* Start *
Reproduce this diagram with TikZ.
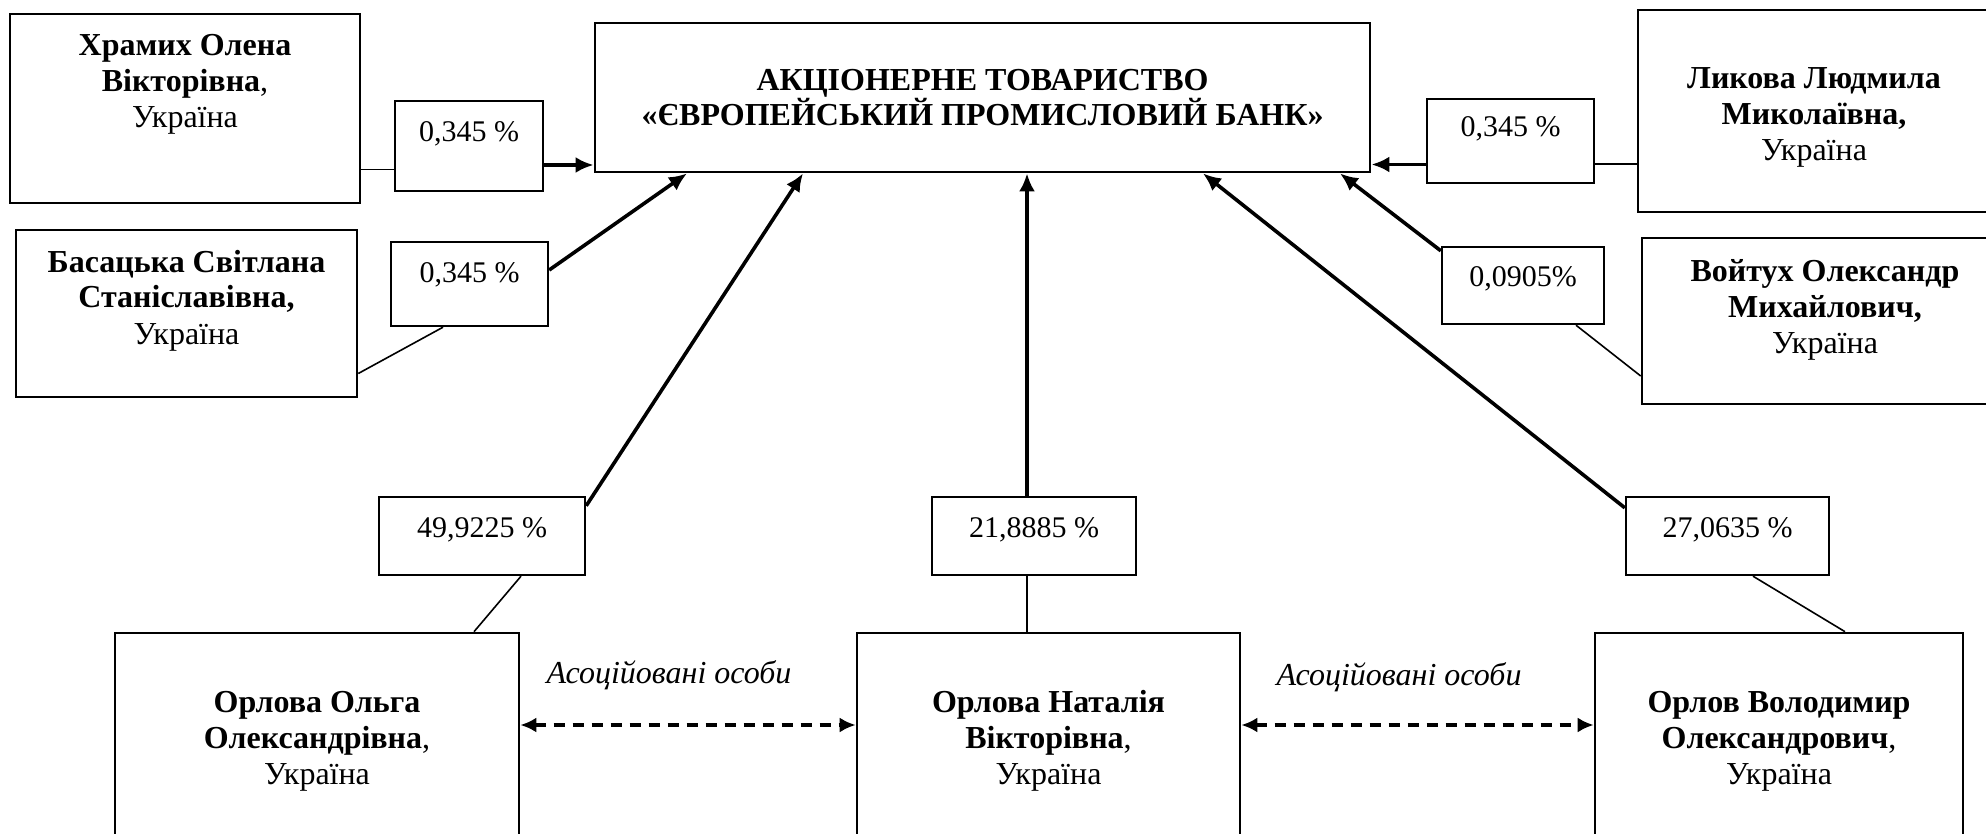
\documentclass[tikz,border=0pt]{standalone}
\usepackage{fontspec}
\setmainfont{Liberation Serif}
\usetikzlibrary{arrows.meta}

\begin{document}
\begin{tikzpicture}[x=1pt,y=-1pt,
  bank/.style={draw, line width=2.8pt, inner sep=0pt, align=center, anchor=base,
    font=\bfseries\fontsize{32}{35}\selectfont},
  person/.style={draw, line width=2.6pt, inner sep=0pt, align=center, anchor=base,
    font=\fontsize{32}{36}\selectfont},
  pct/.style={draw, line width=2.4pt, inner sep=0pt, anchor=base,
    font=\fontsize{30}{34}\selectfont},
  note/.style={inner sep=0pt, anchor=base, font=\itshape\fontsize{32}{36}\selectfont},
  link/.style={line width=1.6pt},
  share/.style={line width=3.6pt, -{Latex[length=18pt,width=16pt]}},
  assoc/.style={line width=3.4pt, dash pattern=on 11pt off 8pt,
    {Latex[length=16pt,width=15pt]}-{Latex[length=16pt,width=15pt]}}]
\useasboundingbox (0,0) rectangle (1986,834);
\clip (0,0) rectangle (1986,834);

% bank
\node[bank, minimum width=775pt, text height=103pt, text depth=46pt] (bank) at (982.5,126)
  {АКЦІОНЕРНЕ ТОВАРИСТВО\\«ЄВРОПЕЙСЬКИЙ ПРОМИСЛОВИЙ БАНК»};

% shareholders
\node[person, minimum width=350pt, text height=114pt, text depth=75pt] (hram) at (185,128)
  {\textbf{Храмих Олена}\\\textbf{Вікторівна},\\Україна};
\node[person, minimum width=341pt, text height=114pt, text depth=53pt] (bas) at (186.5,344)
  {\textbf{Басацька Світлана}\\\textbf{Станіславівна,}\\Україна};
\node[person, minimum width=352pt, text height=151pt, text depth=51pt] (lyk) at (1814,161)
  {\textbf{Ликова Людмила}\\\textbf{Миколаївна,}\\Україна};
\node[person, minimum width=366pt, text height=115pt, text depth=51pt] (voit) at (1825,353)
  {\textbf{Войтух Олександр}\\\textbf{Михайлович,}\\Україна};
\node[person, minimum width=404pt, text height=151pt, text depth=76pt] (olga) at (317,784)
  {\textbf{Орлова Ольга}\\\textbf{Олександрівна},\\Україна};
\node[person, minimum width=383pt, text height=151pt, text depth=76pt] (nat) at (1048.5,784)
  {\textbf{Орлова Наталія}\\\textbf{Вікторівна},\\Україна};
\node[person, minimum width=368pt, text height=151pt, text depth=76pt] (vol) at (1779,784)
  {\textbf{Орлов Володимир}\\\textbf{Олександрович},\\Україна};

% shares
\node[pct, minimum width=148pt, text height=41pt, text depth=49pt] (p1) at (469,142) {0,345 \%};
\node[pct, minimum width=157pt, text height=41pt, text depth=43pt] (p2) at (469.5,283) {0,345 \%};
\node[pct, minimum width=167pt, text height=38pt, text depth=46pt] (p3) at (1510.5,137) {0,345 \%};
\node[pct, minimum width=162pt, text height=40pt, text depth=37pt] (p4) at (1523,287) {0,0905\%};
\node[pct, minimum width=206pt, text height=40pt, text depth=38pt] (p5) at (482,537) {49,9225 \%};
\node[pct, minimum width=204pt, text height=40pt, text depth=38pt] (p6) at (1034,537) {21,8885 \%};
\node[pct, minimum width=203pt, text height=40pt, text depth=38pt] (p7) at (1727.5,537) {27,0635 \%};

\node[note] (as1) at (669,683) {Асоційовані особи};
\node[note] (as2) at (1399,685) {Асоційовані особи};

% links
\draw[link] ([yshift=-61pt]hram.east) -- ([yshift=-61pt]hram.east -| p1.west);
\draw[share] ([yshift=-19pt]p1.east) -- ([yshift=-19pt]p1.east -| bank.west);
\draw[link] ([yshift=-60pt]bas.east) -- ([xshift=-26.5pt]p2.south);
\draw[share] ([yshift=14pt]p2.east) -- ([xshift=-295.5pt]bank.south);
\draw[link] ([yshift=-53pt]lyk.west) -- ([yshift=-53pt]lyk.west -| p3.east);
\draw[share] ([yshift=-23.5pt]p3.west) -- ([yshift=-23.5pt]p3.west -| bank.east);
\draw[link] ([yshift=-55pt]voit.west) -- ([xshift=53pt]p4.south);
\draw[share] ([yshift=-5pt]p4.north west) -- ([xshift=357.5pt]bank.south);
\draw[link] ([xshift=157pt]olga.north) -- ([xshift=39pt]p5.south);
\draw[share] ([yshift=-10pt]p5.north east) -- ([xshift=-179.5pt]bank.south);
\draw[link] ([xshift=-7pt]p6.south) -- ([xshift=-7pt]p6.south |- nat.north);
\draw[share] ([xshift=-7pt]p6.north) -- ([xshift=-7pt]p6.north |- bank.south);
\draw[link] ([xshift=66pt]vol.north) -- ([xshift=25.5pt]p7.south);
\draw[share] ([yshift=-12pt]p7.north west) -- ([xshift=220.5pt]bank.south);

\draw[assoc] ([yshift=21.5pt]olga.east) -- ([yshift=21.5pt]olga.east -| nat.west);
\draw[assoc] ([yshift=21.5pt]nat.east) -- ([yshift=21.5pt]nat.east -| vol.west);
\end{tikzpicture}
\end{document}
* End *
WHAT YOU WILL DO: Transcribe the material exactly, and leave out whatever pictures it holds.

THE RESPONSE:
Reproduce this diagram with TikZ.
\documentclass[tikz,border=0pt]{standalone}
\usepackage{fontspec}
\setmainfont{Liberation Serif}
\usetikzlibrary{arrows.meta}

\begin{document}
\begin{tikzpicture}[x=1pt,y=-1pt,
  bank/.style={draw, line width=2.8pt, inner sep=0pt, align=center, anchor=base,
    font=\bfseries\fontsize{32}{35}\selectfont},
  person/.style={draw, line width=2.6pt, inner sep=0pt, align=center, anchor=base,
    font=\fontsize{32}{36}\selectfont},
  pct/.style={draw, line width=2.4pt, inner sep=0pt, anchor=base,
    font=\fontsize{30}{34}\selectfont},
  note/.style={inner sep=0pt, anchor=base, font=\itshape\fontsize{32}{36}\selectfont},
  link/.style={line width=1.6pt},
  share/.style={line width=3.6pt, -{Latex[length=18pt,width=16pt]}},
  assoc/.style={line width=3.4pt, dash pattern=on 11pt off 8pt,
    {Latex[length=16pt,width=15pt]}-{Latex[length=16pt,width=15pt]}}]
\useasboundingbox (0,0) rectangle (1986,834);
\clip (0,0) rectangle (1986,834);

% bank
\node[bank, minimum width=775pt, text height=103pt, text depth=46pt] (bank) at (982.5,126)
  {АКЦІОНЕРНЕ ТОВАРИСТВО\\«ЄВРОПЕЙСЬКИЙ ПРОМИСЛОВИЙ БАНК»};

% shareholders
\node[person, minimum width=350pt, text height=114pt, text depth=75pt] (hram) at (185,128)
  {\textbf{Храмих Олена}\\\textbf{Вікторівна},\\Україна};
\node[person, minimum width=341pt, text height=114pt, text depth=53pt] (bas) at (186.5,344)
  {\textbf{Басацька Світлана}\\\textbf{Станіславівна,}\\Україна};
\node[person, minimum width=352pt, text height=151pt, text depth=51pt] (lyk) at (1814,161)
  {\textbf{Ликова Людмила}\\\textbf{Миколаївна,}\\Україна};
\node[person, minimum width=366pt, text height=115pt, text depth=51pt] (voit) at (1825,353)
  {\textbf{Войтух Олександр}\\\textbf{Михайлович,}\\Україна};
\node[person, minimum width=404pt, text height=151pt, text depth=76pt] (olga) at (317,784)
  {\textbf{Орлова Ольга}\\\textbf{Олександрівна},\\Україна};
\node[person, minimum width=383pt, text height=151pt, text depth=76pt] (nat) at (1048.5,784)
  {\textbf{Орлова Наталія}\\\textbf{Вікторівна},\\Україна};
\node[person, minimum width=368pt, text height=151pt, text depth=76pt] (vol) at (1779,784)
  {\textbf{Орлов Володимир}\\\textbf{Олександрович},\\Україна};

% shares
\node[pct, minimum width=148pt, text height=41pt, text depth=49pt] (p1) at (469,142) {0,345 \%};
\node[pct, minimum width=157pt, text height=41pt, text depth=43pt] (p2) at (469.5,283) {0,345 \%};
\node[pct, minimum width=167pt, text height=38pt, text depth=46pt] (p3) at (1510.5,137) {0,345 \%};
\node[pct, minimum width=162pt, text height=40pt, text depth=37pt] (p4) at (1523,287) {0,0905\%};
\node[pct, minimum width=206pt, text height=40pt, text depth=38pt] (p5) at (482,537) {49,9225 \%};
\node[pct, minimum width=204pt, text height=40pt, text depth=38pt] (p6) at (1034,537) {21,8885 \%};
\node[pct, minimum width=203pt, text height=40pt, text depth=38pt] (p7) at (1727.5,537) {27,0635 \%};

\node[note] (as1) at (669,683) {Асоційовані особи};
\node[note] (as2) at (1399,685) {Асоційовані особи};

% links
\draw[link] ([yshift=-61pt]hram.east) -- ([yshift=-61pt]hram.east -| p1.west);
\draw[share] ([yshift=-19pt]p1.east) -- ([yshift=-19pt]p1.east -| bank.west);
\draw[link] ([yshift=-60pt]bas.east) -- ([xshift=-26.5pt]p2.south);
\draw[share] ([yshift=14pt]p2.east) -- ([xshift=-295.5pt]bank.south);
\draw[link] ([yshift=-53pt]lyk.west) -- ([yshift=-53pt]lyk.west -| p3.east);
\draw[share] ([yshift=-23.5pt]p3.west) -- ([yshift=-23.5pt]p3.west -| bank.east);
\draw[link] ([yshift=-55pt]voit.west) -- ([xshift=53pt]p4.south);
\draw[share] ([yshift=-5pt]p4.north west) -- ([xshift=357.5pt]bank.south);
\draw[link] ([xshift=157pt]olga.north) -- ([xshift=39pt]p5.south);
\draw[share] ([yshift=-10pt]p5.north east) -- ([xshift=-179.5pt]bank.south);
\draw[link] ([xshift=-7pt]p6.south) -- ([xshift=-7pt]p6.south |- nat.north);
\draw[share] ([xshift=-7pt]p6.north) -- ([xshift=-7pt]p6.north |- bank.south);
\draw[link] ([xshift=66pt]vol.north) -- ([xshift=25.5pt]p7.south);
\draw[share] ([yshift=-12pt]p7.north west) -- ([xshift=220.5pt]bank.south);

\draw[assoc] ([yshift=21.5pt]olga.east) -- ([yshift=21.5pt]olga.east -| nat.west);
\draw[assoc] ([yshift=21.5pt]nat.east) -- ([yshift=21.5pt]nat.east -| vol.west);
\end{tikzpicture}
\end{document}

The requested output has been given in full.